### [DO THIS]
Single out the lines that include the word "document". Copy them.

____ DATA SECTION

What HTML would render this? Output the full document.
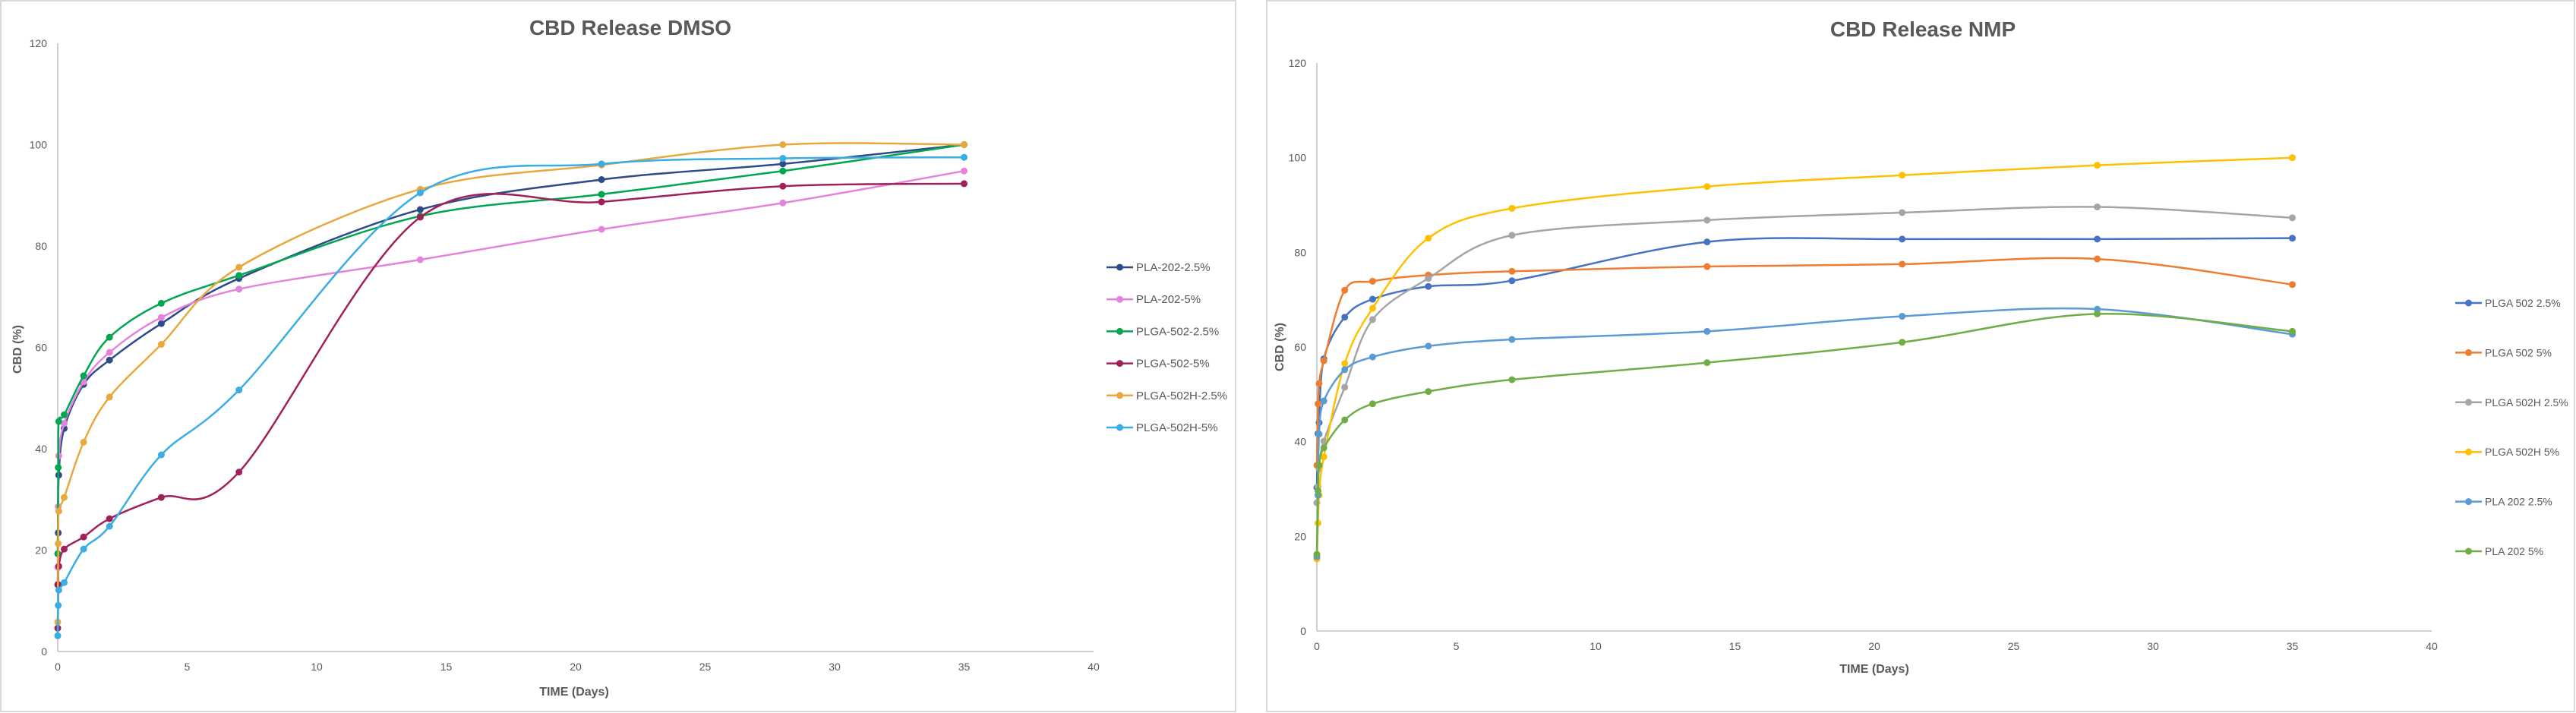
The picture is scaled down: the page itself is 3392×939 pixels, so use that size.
<!DOCTYPE html>
<html><head><meta charset="utf-8">
<style>
html,body{margin:0;padding:0;background:#fff;}
svg{display:block;font-family:"Liberation Sans",sans-serif;}
</style></head>
<body>
<svg id="svg" width="3392" height="939" viewBox="0 0 3392 939" xmlns="http://www.w3.org/2000/svg">
<rect x="1" y="1" width="1626" height="936" fill="#fff" stroke="#d9d9d9" stroke-width="2"/>
<rect x="1668" y="1" width="1722" height="936" fill="#fff" stroke="#d9d9d9" stroke-width="2"/>
<text x="830" y="46" text-anchor="middle" font-size="28" font-weight="bold" fill="#595959">CBD Release DMSO</text>
<text x="2532" y="48" text-anchor="middle" font-size="28" font-weight="bold" fill="#595959">CBD Release NMP</text>
<text x="756" y="916" text-anchor="middle" font-size="16" font-weight="bold" fill="#595959">TIME (Days)</text>
<text x="2468" y="886" text-anchor="middle" font-size="16" font-weight="bold" fill="#595959">TIME (Days)</text>
<text x="0" y="0" transform="translate(28,460) rotate(-90)" text-anchor="middle" font-size="16" font-weight="bold" fill="#595959">CBD (%)</text>
<text x="0" y="0" transform="translate(1690,457) rotate(-90)" text-anchor="middle" font-size="16" font-weight="bold" fill="#595959">CBD (%)</text>
<g id="c1"></g>
<g id="c2"></g>
</svg>
<script>
// DMSO chart data
const dmsoTimes = [0, 0.02, 0.04, 0.25, 1, 2, 4, 7, 14, 21, 28, 35];
const dmsoNames = ["PLA-202-2.5%", "PLA-202-5%", "PLGA-502-2.5%", "PLGA-502-5%", "PLGA-502H-2.5%", "PLGA-502H-5%"];
const dmsoPla2025 = [13.2, 23.4, 34.8, 44, 52.7, 57.5, 64.7, 73.6, 87.2, 93.1, 96.2, 100];
const dmsoPla205 = [16.6, 28.6, 38.6, 45, 53.2, 59, 65.9, 71.5, 77.3, 83.3, 88.5, 94.8];
const dmsoPlga50225 = [19.3, 36.3, 45.4, 46.7, 54.4, 62, 68.7, 74.2, 85.9, 90.2, 94.8, 100];
const dmsoPlga5025 = [4.6, 13.2, 16.8, 20.2, 22.6, 26.2, 30.4, 35.4, 85.7, 88.7, 91.8, 92.3];
const dmsoPlga502H25 = [5.8, 21.3, 27.7, 30.4, 41.3, 50.2, 60.6, 75.8, 91.2, 96, 100, 100];
const dmsoPlga502H5 = [3.1, 9.1, 12.1, 13.6, 20.2, 24.7, 38.8, 51.6, 90.5, 96.2, 97.3, 97.5];
// NMP chart data
const nmpTimes = [0, 0.04, 0.08, 0.25, 1, 2, 4, 7, 14, 21, 28, 35];
const nmpNames = ["PLGA 502 2.5%", "PLGA 502 5%", "PLGA 502H 2.5%", "PLGA 502H 5%", "PLA 202 2.5%", "PLA 202 5%"];
const nmpPlga50225 = [30.3, 41.7, 44, 57.5, 66.3, 70.1, 72.8, 74, 82.2, 82.8, 82.8, 83];
const nmpPlga5025 = [35, 48, 52.3, 57.1, 72, 73.9, 75.2, 76, 77, 77.5, 78.6, 73.2];
const nmpPlga502H25 = [27.1, 30.5, 34.3, 40.1, 51.5, 65.8, 74.5, 83.6, 86.8, 88.4, 89.6, 87.3];
const nmpPlga502H5 = [15.2, 22.8, 28.7, 36.8, 56.5, 68.2, 83, 89.3, 93.9, 96.3, 98.4, 100];
const nmpPla2025 = [15.7, 28.7, 41.6, 48.6, 55.2, 57.9, 60.2, 61.6, 63.3, 66.5, 68, 62.7];
const nmpPla205 = [16.2, 29.6, 35, 38.7, 44.6, 48, 50.6, 53.1, 56.7, 61, 67, 63.3];
const yTicks = [0, 20, 40, 60, 80, 100, 120];
const xTicks = [0, 5, 10, 15, 20, 25, 30, 35, 40];

const NS = "http://www.w3.org/2000/svg";
function mk(parent, tag, attrs){const e=document.createElementNS(NS,tag);for(const k in attrs)e.setAttribute(k,attrs[k]);parent.appendChild(e);return e;}
function spline(pts){
  let d="M"+pts[0][0].toFixed(1)+","+pts[0][1].toFixed(1);
  for(let i=0;i<pts.length-1;i++){
    const p0=pts[Math.max(0,i-1)],p1=pts[i],p2=pts[i+1],p3=pts[Math.min(pts.length-1,i+2)];
    const c1=[p1[0]+(p2[0]-p0[0])/6,p1[1]+(p2[1]-p0[1])/6];
    const c2=[p2[0]-(p3[0]-p1[0])/6,p2[1]-(p3[1]-p1[1])/6];
    d+=" C"+c1[0].toFixed(1)+","+c1[1].toFixed(1)+" "+c2[0].toFixed(1)+","+c2[1].toFixed(1)+" "+p2[0].toFixed(1)+","+p2[1].toFixed(1);
  }
  return d;
}
function chart(g, cfg){
  const sx=v=>cfg.x0+v*(cfg.x1-cfg.x0)/40;
  const sy=v=>cfg.y0-v*(cfg.y0-cfg.y1)/120;
  const ya=mk(g,"line",{x1:cfg.x0,y1:sy(120),x2:cfg.x0,y2:sy(0),stroke:"#bfbfbf","stroke-width":1.5});
  
  
  const xa=mk(g,"line",{x1:cfg.x0,y1:sy(0),x2:cfg.x1,y2:sy(0),stroke:"#bfbfbf","stroke-width":1.5});
  
  
  yTicks.forEach(t=>{
    const e=mk(g,"text",{x:cfg.x0-14,y:sy(t)+5,"text-anchor":"end","font-size":14,fill:"#595959"});
    e.textContent=t;
    
    
  });
  xTicks.forEach(t=>{
    const e=mk(g,"text",{x:sx(t),y:sy(0)+25,"text-anchor":"middle","font-size":14,fill:"#595959"});
    e.textContent=t;
    
    
  });
  cfg.series.forEach((s,i)=>{
    const sg=mk(g,"g",{});
    
    
    const pts=cfg.times.map((t,j)=>[sx(t),sy(s[j])]);
    const path=mk(sg,"path",{d:spline(pts),fill:"none",stroke:cfg.colors[i],"stroke-width":2.5});
    
    
    pts.forEach(p=>{
      const c=mk(sg,"circle",{cx:p[0],cy:p[1],r:4.5,fill:cfg.colors[i]});
      
      
    });
    const ly=cfg.ly0+i*cfg.ldy;
    const lg=mk(g,"g",{});
    
    
    mk(lg,"line",{x1:cfg.lx,y1:ly,x2:cfg.lx+35,y2:ly,stroke:cfg.colors[i],"stroke-width":2.5});
    mk(lg,"circle",{cx:cfg.lx+17.5,cy:ly,r:4.5,fill:cfg.colors[i]});
    const lt=mk(lg,"text",{x:cfg.lx+39,y:ly+5,"font-size":cfg.lfs,fill:"#595959"});
    lt.textContent=cfg.names[i];
  });
}
chart(document.getElementById("c1"),{p:"dmso",x0:76,x1:1440,y0:858,y1:57,times:dmsoTimes,names:dmsoNames,
  series:[dmsoPla2025,dmsoPla205,dmsoPlga50225,dmsoPlga5025,dmsoPlga502H25,dmsoPlga502H5],
  colors:["#2E4A8B","#E583DC","#00A650","#A0205A","#E8A83E","#3AADE5"],lx:1457,ly0:352,ldy:42.2,lfs:15});
chart(document.getElementById("c2"),{p:"nmp",x0:1734,x1:3202,y0:831,y1:83,times:nmpTimes,names:nmpNames,
  series:[nmpPlga50225,nmpPlga5025,nmpPlga502H25,nmpPlga502H5,nmpPla2025,nmpPla205],
  colors:["#4472C4","#ED7D31","#A5A5A5","#FFC000","#5B9BD5","#70AD47"],lx:3233,ly0:399,ldy:65.4,lfs:14});
</script>
</body></html>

________

### [RESULT OF THIS TASK]
What HTML would render this? Output the full document.
function mk(parent, tag, attrs){const e=document.createElementNS(NS,tag);for(const k in attrs)e.setAttribute(k,attrs[k]);parent.appendChild(e);return e;}
chart(document.getElementById("c1"),{p:"dmso",x0:76,x1:1440,y0:858,y1:57,times:dmsoTimes,names:dmsoNames,
chart(document.getElementById("c2"),{p:"nmp",x0:1734,x1:3202,y0:831,y1:83,times:nmpTimes,names:nmpNames,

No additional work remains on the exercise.